Why should all meat eaters that enjoy meat suffer unnecessarily?
- Not eating meat is not suffering, just like not eating candy or chocolate cake is not suffering, because you can just replace them with other foods. Secondly, I am not forcing anyone to go vegan or vegetarian, I am arguing that people should go vegan or vegetarian because it is better for their health, the environment, and the reduction in animal suffering.
- Just like Chefs that specialize in foods people don't generally eat anymore, they can adapt their cooking skills.
- Extend rebuttal Round 2 > I. Transition Evaluation > "Job Losses" from which con has offered no response.
- Once again, eating different meals that are better for your health, cheaper, better for the environment, just as good quality if not better quality is not suffering, and better as a whole is not suffering.
- I have shown that in nearly every way veganism is the best course of action for humanity. Even con's counters have been turned against him into arguments for my side. With con hardly engaging with my evidence, he decision is clear.
All we have to do is refine the techniques and where we fish, farm and how we use the land and treat the creatures and we'd be able to put all science to actually useful work.

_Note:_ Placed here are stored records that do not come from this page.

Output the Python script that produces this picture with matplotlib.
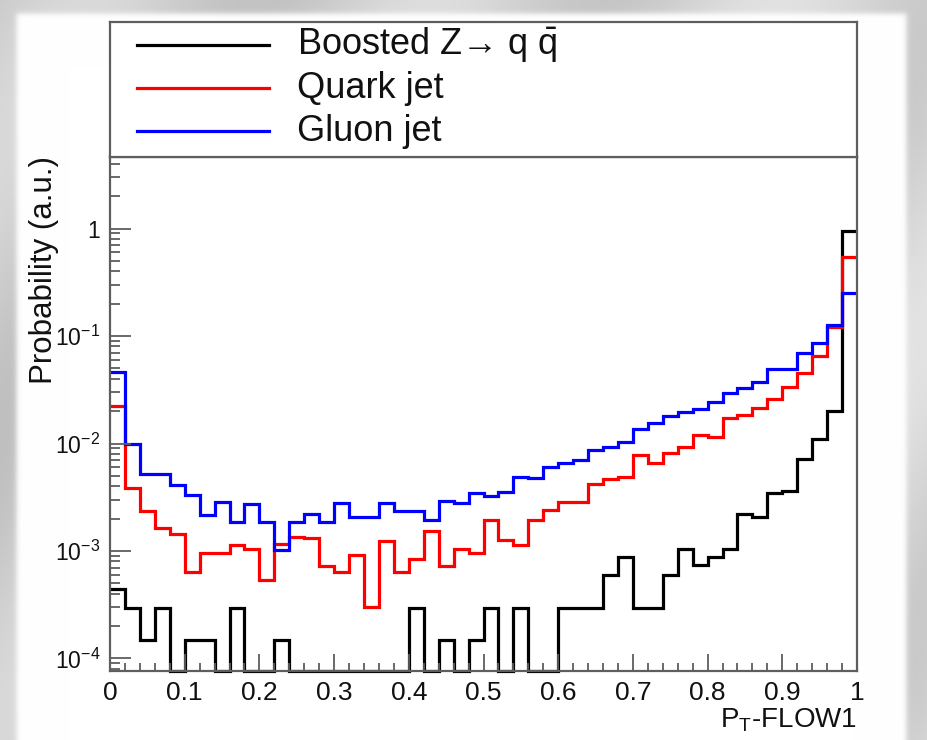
import numpy as np
import matplotlib
matplotlib.use("Agg")
import matplotlib.pyplot as plt
from matplotlib.ticker import FixedLocator, FixedFormatter, NullFormatter

plt.rcParams["font.family"] = ["Liberation Sans", "DejaVu Sans"]
plt.rcParams["mathtext.fontset"] = "custom"
plt.rcParams["mathtext.rm"] = "Liberation Sans"
plt.rcParams["mathtext.it"] = "Liberation Sans:italic"
plt.rcParams["mathtext.bf"] = "Liberation Sans:bold"

# 50 uniform bins of P_T-FLOW1 between 0 and 1
bin_edges = np.linspace(0.0, 1.0, 51)

boosted_z = [
    4.44e-4, 2.96e-4, 1.48e-4, 2.96e-4, 0.0, 1.48e-4, 1.48e-4, 0.0, 2.96e-4, 0.0,
    0.0, 1.48e-4, 0.0, 0.0, 0.0, 0.0, 0.0, 0.0, 0.0, 0.0,
    2.96e-4, 0.0, 1.48e-4, 0.0, 1.48e-4, 2.96e-4, 0.0, 2.96e-4, 0.0, 0.0,
    2.96e-4, 2.96e-4, 2.96e-4, 5.92e-4, 8.88e-4, 2.96e-4, 2.96e-4, 5.92e-4, 1.04e-3, 7.4e-4,
    8.88e-4, 1.04e-3, 2.22e-3, 2.07e-3, 3.49e-3, 3.61e-3, 7.13e-3, 1.094e-2, 2.0e-2, 0.955,
]

quark_jet = [
    0.0225, 0.00383, 0.00237, 0.00163, 0.00144, 0.000634, 0.00095, 0.00095, 0.00114, 0.00104,
    0.00054, 0.00116, 0.00134, 0.00131, 0.00073, 0.000634, 0.00092, 0.000303, 0.00124, 0.000634,
    0.00084, 0.00153, 0.00073, 0.00104, 0.00095, 0.00194, 0.00127, 0.00114, 0.00194, 0.0024,
    0.00288, 0.00288, 0.0042, 0.00465, 0.00491, 0.00782, 0.00663, 0.0081, 0.0093, 0.012,
    0.0116, 0.0172, 0.0184, 0.0212, 0.0258, 0.0338, 0.0456, 0.0655, 0.121, 0.54,
]

gluon_jet = [
    0.046, 0.0099, 0.0052, 0.0052, 0.0041, 0.0033, 0.00216, 0.00288, 0.00187, 0.00274,
    0.00187, 0.00102, 0.00187, 0.00221, 0.00187, 0.00278, 0.00209, 0.00209, 0.00278, 0.00237,
    0.00237, 0.00194, 0.00294, 0.00278, 0.00349, 0.00325, 0.00356, 0.00491, 0.00474, 0.00608,
    0.00654, 0.00703, 0.0087, 0.00934, 0.0104, 0.0136, 0.0156, 0.0182, 0.0198, 0.0208,
    0.0245, 0.0293, 0.0326, 0.0376, 0.0493, 0.0493, 0.069, 0.0855, 0.1265, 0.253,
]

series_labels = ["Boosted Z\u2192 q $\\bar{\\mathrm{q}}$", "Quark jet", "Gluon jet"]
series_colors = ["#000000", "#ff0000", "#0000ff"]

x_ticks = [0.0, 0.1, 0.2, 0.3, 0.4, 0.5, 0.6, 0.7, 0.8, 0.9, 1.0]
x_tick_labels = ["0", "0.1", "0.2", "0.3", "0.4", "0.5", "0.6", "0.7", "0.8", "0.9", "1"]
y_ticks = [1e-4, 1e-3, 1e-2, 1e-1, 1.0]
y_tick_labels = [r"$\mathregular{10^{-4}}$", r"$\mathregular{10^{-3}}$",
                 r"$\mathregular{10^{-2}}$", r"$\mathregular{10^{-1}}$", "1"]
x_title = r"P$_{\mathregular{T}}$-FLOW1"
y_title = "Probability (a.u.)"

W, H = 927, 740
fig = plt.figure(figsize=(W / 100, H / 100), dpi=100)

# soft grey slide background with a white canvas
bg = fig.add_axes([0, 0, 1, 1], zorder=-10)
yy, xx = np.mgrid[0:H, 0:W].astype(float)
grey = 0.80 + 0.05 * np.sin((xx + 0.6 * yy) / 55.0) + 0.04 * (xx / W)
mx = 0.5 * (1 + np.tanh((xx - 16) / 3.0)) * 0.5 * (1 + np.tanh((906 - xx) / 3.0))
my = 0.5 * (1 + np.tanh((yy - 13) / 3.0))
m = mx * my
img = grey * (1 - m) + 1.0 * m
bg.imshow(np.dstack([img, img, img]), extent=[0, W, H, 0], aspect="auto",
          interpolation="bilinear")
bg.set_xlim(0, W)
bg.set_ylim(H, 0)
bg.axis("off")

frame_color = "#5e5e5e"
x0, x1 = 110 / W, 857 / W
ybot, ytop = 1 - 671 / H, 1 - 157 / H
ax = fig.add_axes([x0, ybot, x1 - x0, ytop - ybot])
ax.set_yscale("log")
ymin, ymax = 7.65e-5, 4.63
ax.set_xlim(0, 1)
ax.set_ylim(ymin, ymax)

for vals, col in zip([boosted_z, quark_jet, gluon_jet], series_colors):
    v = np.asarray(vals, dtype=float)
    v = np.where(v > 0, v, ymin)
    ax.stairs(v, bin_edges, baseline=None, color=col, linewidth=2.3, clip_on=False)

for sp in ax.spines.values():
    sp.set_color(frame_color)
    sp.set_linewidth(1.6)

ax.xaxis.set_major_locator(FixedLocator(x_ticks))
ax.xaxis.set_major_formatter(FixedFormatter(x_tick_labels))
ax.xaxis.set_minor_locator(FixedLocator(np.arange(0, 1.0001, 0.02)))
ax.yaxis.set_major_locator(FixedLocator(y_ticks))
ax.yaxis.set_major_formatter(FixedFormatter(y_tick_labels))
minor_y = [k * 10.0 ** e for e in range(-5, 1) for k in range(2, 10)]
minor_y = [t for t in minor_y if ymin <= t <= ymax]
ax.yaxis.set_minor_locator(FixedLocator(minor_y))
ax.yaxis.set_minor_formatter(NullFormatter())

ax.tick_params(axis="both", which="both", direction="in", color=frame_color,
               width=1.3, top=False, right=False, labelcolor="#111111")
ax.tick_params(axis="x", which="major", length=12, pad=7, labelsize=19)
ax.tick_params(axis="x", which="minor", length=6)
ax.tick_params(axis="y", which="major", length=15, pad=7, labelsize=16.5)
ax.tick_params(axis="y", which="minor", length=7.5)

fig.text(857 / W, 1 - 728 / H, x_title, ha="right", va="baseline", fontsize=20,
         color="#111111")
fig.text(44 / W, 1 - 156 / H, y_title, ha="center", va="top", rotation=90,
         fontsize=22.5, color="#111111")

# legend box above the frame
lg = fig.add_axes([x0, ytop, x1 - x0, (1 - 22 / H) - ytop])
lg.set_xlim(0, 1)
lg.set_ylim(0, 1)
lg.set_xticks([])
lg.set_yticks([])
for sp in lg.spines.values():
    sp.set_color(frame_color)
    sp.set_linewidth(1.6)
row_y = [0.83, 0.51, 0.19]
for lab, col, ry in zip(series_labels, series_colors, row_y):
    lg.plot([0.036, 0.213], [ry, ry], color=col, linewidth=2.3)
    lg.text(0.25, ry, lab, ha="left", va="center", fontsize=26, color="#111111")

fig.savefig("out.png", dpi=100)
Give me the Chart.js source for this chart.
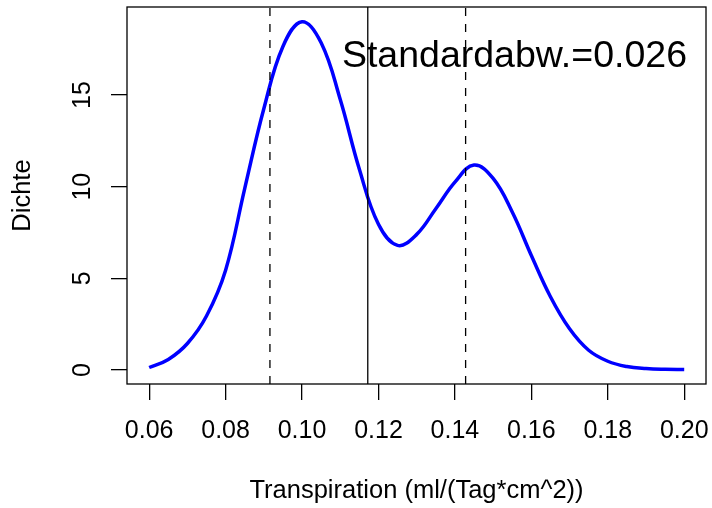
<!DOCTYPE html>
<html>
<head>
<meta charset="utf-8">
<script src="https://cdn.jsdelivr.net/npm/chart.js@4.4.0/dist/chart.umd.min.js"></script>
<style>
  html, body { margin: 0; padding: 0; background: #fff; }
  #wrap { width: 712px; height: 508px; }
</style>
</head>
<body>
<div id="wrap"><canvas id="densChart"></canvas></div>
<script>
// density curve
const densX = [0.060, 0.065, 0.070, 0.075, 0.080, 0.085, 0.090, 0.095, 0.100, 0.105,
               0.110, 0.115, 0.120, 0.125, 0.130, 0.135, 0.140, 0.145, 0.150, 0.155,
               0.160, 0.165, 0.170, 0.175, 0.180, 0.185, 0.190, 0.195, 0.200];
const densY = [0.14, 0.58, 1.45, 2.95, 5.45, 9.90, 14.25, 17.65, 19.00, 17.85,
               14.75, 10.95, 7.95, 6.80, 7.40, 8.80, 10.25, 11.18, 10.45, 8.62,
               6.25, 4.00, 2.25, 1.08, 0.48, 0.19, 0.08, 0.04, 0.03];

const meanVal = 0.1172;
const sdVal = 0.0256;

const xTicks = [0.06, 0.08, 0.10, 0.12, 0.14, 0.16, 0.18, 0.20];
const yTicks = [0, 5, 10, 15];

const xMin = 0.0542, xMax = 0.2057;
const yMin = -0.76, yMax = 19.8;

const FONT = "'Liberation Sans', Arial, sans-serif";

const vline = (x) => [{ x: x, y: yMin }, { x: x, y: yMax }];

// box, rotated y labels and the sd text
const extras = {
    id: 'extras',
    afterDraw(chart) {
        const ctx = chart.ctx;
        const a = chart.chartArea;
        const ys = chart.scales.y;
        ctx.save();
        ctx.strokeStyle = '#000';
        ctx.lineWidth = 1.3;
        ctx.strokeRect(a.left, a.top, a.right - a.left, a.bottom - a.top);

        ctx.fillStyle = '#000';
        ctx.font = '25px ' + FONT;
        ctx.textAlign = 'center';
        ctx.textBaseline = 'alphabetic';
        yTicks.forEach((v) => {
            const py = ys.getPixelForValue(v);
            ctx.save();
            ctx.translate(90, py);
            ctx.rotate(-Math.PI / 2);
            ctx.fillText(String(v), 0, 0);
            ctx.restore();
        });

        ctx.font = '37.5px ' + FONT;
        ctx.textAlign = 'right';
        ctx.fillText('Standardabw.=' + sdVal.toFixed(3), a.right - 19, a.top + 60);
        ctx.restore();
    }
};

const tickGrid = {
    drawOnChartArea: false,
    drawTicks: true,
    tickLength: 16,
    color: '#000',
    lineWidth: 1.3
};

new Chart(document.getElementById('densChart').getContext('2d'), {
    type: 'line',
    data: {
        datasets: [
            {
                data: densX.map((x, i) => ({ x: x, y: densY[i] })),
                borderColor: '#0000ff',
                borderWidth: 3.5,
                pointRadius: 0,
                tension: 0.4,
                order: 2
            },
            {
                data: vline(meanVal),
                borderColor: '#000',
                borderWidth: 1.3,
                pointRadius: 0,
                order: 1
            },
            {
                data: vline(meanVal - sdVal),
                borderColor: '#000',
                borderWidth: 1.3,
                borderDash: [8, 8],
                pointRadius: 0,
                order: 1
            },
            {
                data: vline(meanVal + sdVal),
                borderColor: '#000',
                borderWidth: 1.3,
                borderDash: [8, 8],
                pointRadius: 0,
                order: 1
            }
        ]
    },
    options: {
        responsive: true,
        maintainAspectRatio: false,
        animation: false,
        devicePixelRatio: 1,
        layout: { padding: { top: 7, right: 6, left: 0, bottom: 0 } },
        plugins: {
            legend: { display: false },
            tooltip: { enabled: false }
        },
        scales: {
            x: {
                type: 'linear',
                min: xMin,
                max: xMax,
                afterBuildTicks: (s) => { s.ticks = xTicks.map((v) => ({ value: v })); },
                afterFit: (s) => { s.height = 124; s.paddingLeft = 0; s.paddingRight = 0; },
                grid: tickGrid,
                border: { display: false },
                ticks: {
                    color: '#000',
                    font: { family: FONT, size: 25 },
                    padding: 16,
                    maxRotation: 0,
                    autoSkip: false,
                    callback: (v) => Number(v).toFixed(2)
                },
                title: {
                    display: true,
                    text: 'Transpiration (ml/(Tag*cm^2))',
                    color: '#000',
                    font: { family: FONT, size: 25.5 },
                    padding: { top: 0, bottom: 1.5 }
                }
            },
            y: {
                type: 'linear',
                min: yMin,
                max: yMax,
                afterBuildTicks: (s) => { s.ticks = yTicks.map((v) => ({ value: v })); },
                afterFit: (s) => { s.width = 127; s.paddingTop = 0; s.paddingBottom = 0; },
                grid: tickGrid,
                border: { display: false },
                ticks: { display: false },
                title: {
                    display: true,
                    text: 'Dichte',
                    color: '#000',
                    font: { family: FONT, size: 25.5 },
                    padding: { top: 7.5, bottom: 0 }
                }
            }
        }
    },
    plugins: [extras]
});
</script>
</body>
</html>
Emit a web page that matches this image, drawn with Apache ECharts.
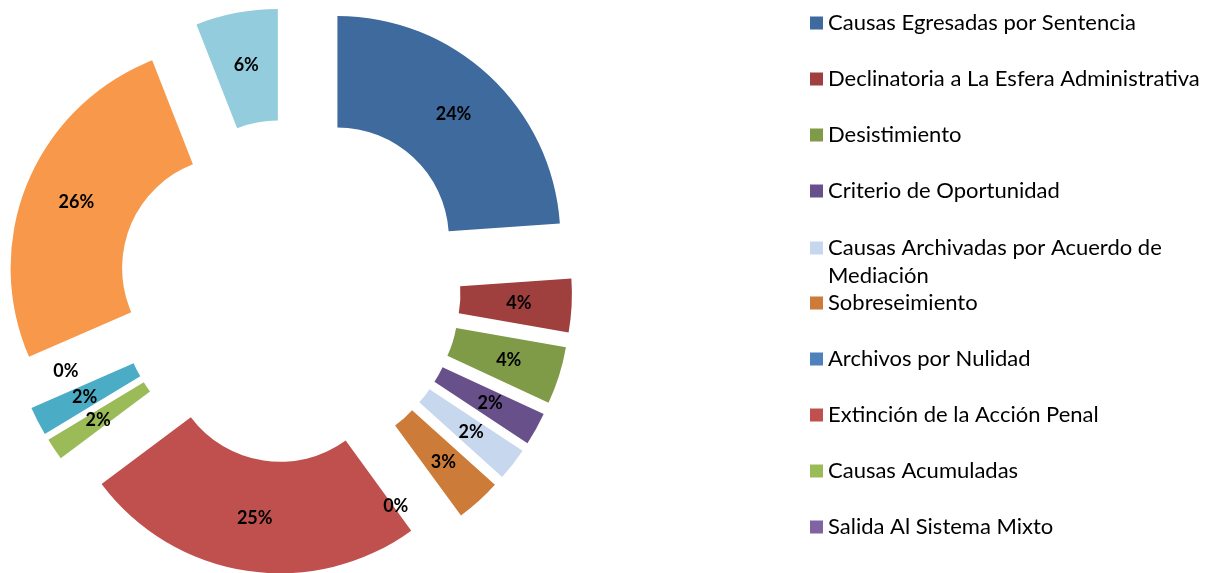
<!DOCTYPE html>
<html>
<head>
<meta charset="utf-8">
<script src="https://cdn.jsdelivr.net/npm/echarts@6/dist/echarts.min.js"></script>
<style>
  html, body { margin: 0; padding: 0; background: #fff; }
  #chart { width: 1214px; height: 573px; }
</style>
</head>
<body>
<div id="chart"></div>
<script>
// categories (only the first ten appear in the legend, the rest are cut off)
var categories = [
    "Causas Egresadas por Sentencia",
    "Declinatoria a La Esfera Administrativa",
    "Desistimiento",
    "Criterio de Oportunidad",
    "Causas Archivadas por Acuerdo de Mediación",
    "Sobreseimiento",
    "Archivos por Nulidad",
    "Extinción de la Acción Penal",
    "Causas Acumuladas",
    "Salida Al Sistema Mixto",
    "Categoría 11",
    "Categoría 12",
    "Categoría 13",
    "Categoría 14"
];
// shares (percent); "0%" slices kept tiny so their label shows
var shares = [24.1, 3.9, 4.2, 2.4, 2.4, 3.3, 0.05, 25.0, 1.6, 0, 2.1, 0.05, 25.8, 6.0];
var colors = [
    "#3E6A9D", "#A0403E", "#7F9B48", "#68508A", "#C6D7EE", "#CC7B38", "#4F81BD",
    "#C0504D", "#9BBB59", "#8064A2", "#4BACC6", "#F79646", "#F7984A", "#93CDDD"
];
var hiddenLabels = ["Salida Al Sistema Mixto"];
// labels of the empty slices sit off their slice in the original
var labelShift = {
    "Archivos por Nulidad": [-29, 29],
    "Categoría 12": [-12, -12]
};
// the first slice is pulled out a little further than the others
var farSlices = ["Causas Egresadas por Sentencia"];

var chart = echarts.init(document.getElementById("chart"));

function pieSeries(offset, own) {
    return {
        type: "pie",
        center: [289, 291],
        radius: [111.5, 223],
        startAngle: 90,
        clockwise: true,
        selectedMode: "multiple",
        selectedOffset: offset,
        avoidLabelOverlap: false,
        labelLayout: function (p) {
            var s = labelShift[categories[p.dataIndex]];
            return s ? { dx: s[0], dy: s[1], hideOverlap: false } : { hideOverlap: false };
        },
        emphasis: { disabled: true },
        select: { itemStyle: { borderWidth: 0 } },
        label: {
            show: true,
            position: "inside",
            fontFamily: "Lato",
            fontWeight: "bold",
            fontSize: 18,
            color: "#000",
            formatter: function (p) { return Math.round(p.percent) + "%"; }
        },
        labelLine: { show: false },
        data: categories.map(function (name, i) {
            var mine = own(name);
            return {
                name: name,
                value: shares[i],
                selected: true,
                itemStyle: { color: mine && shares[i] >= 0.5 ? colors[i] : "rgba(0,0,0,0)" },
                label: { show: mine && hiddenLabels.indexOf(name) < 0 }
            };
        })
    };
}

var legendText = {
    fontFamily: "Lato",
    fontSize: 22,
    color: "#000",
    lineHeight: 28
};
function legendBase(from, to, top, fmt) {
    var l = {
        orient: "vertical",
        left: 810,
        top: top,
        padding: 0,
        itemWidth: 13,
        itemHeight: 13,
        itemGap: 28,
        icon: "rect",
        selectedMode: false,
        textStyle: legendText,
        data: categories.slice(from, to).map(function (name, k) {
            return { name: name, itemStyle: { color: colors[from + k] } };
        })
    };
    if (fmt) l.formatter = fmt;
    return l;
}

chart.setOption({
    animation: false,
    legend: [
        legendBase(0, 4, 9),
        legendBase(4, 5, 206, function () {
            return "\nCausas Archivadas por Acuerdo de\nMediación";
        }),
        legendBase(5, 10, 289)
    ],
    series: [
        pieSeries(60, function (n) { return farSlices.indexOf(n) < 0; }),
        pieSeries(71, function (n) { return farSlices.indexOf(n) >= 0; })
    ]
});
</script>
</body>
</html>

Alright, we 'saved the environment' but how? Do you see anywhere in Pro's entire thesis about how we ensure that the land space, resources and expertise for better?In fact, what I would argue is this:Every shred of scientific work being put into meat and fish alternatives is a waste of science, relatively speaking.We could be curing cancer, AIDS heck we could be focusing instead of making tasty meat and fish alternatives on making alternative body organs for transplant and Pro's outline doesn't specify how many scientists are burning energy day in day out, using their time, recources and potential and throwing it into a fancy alternative meat and fish product.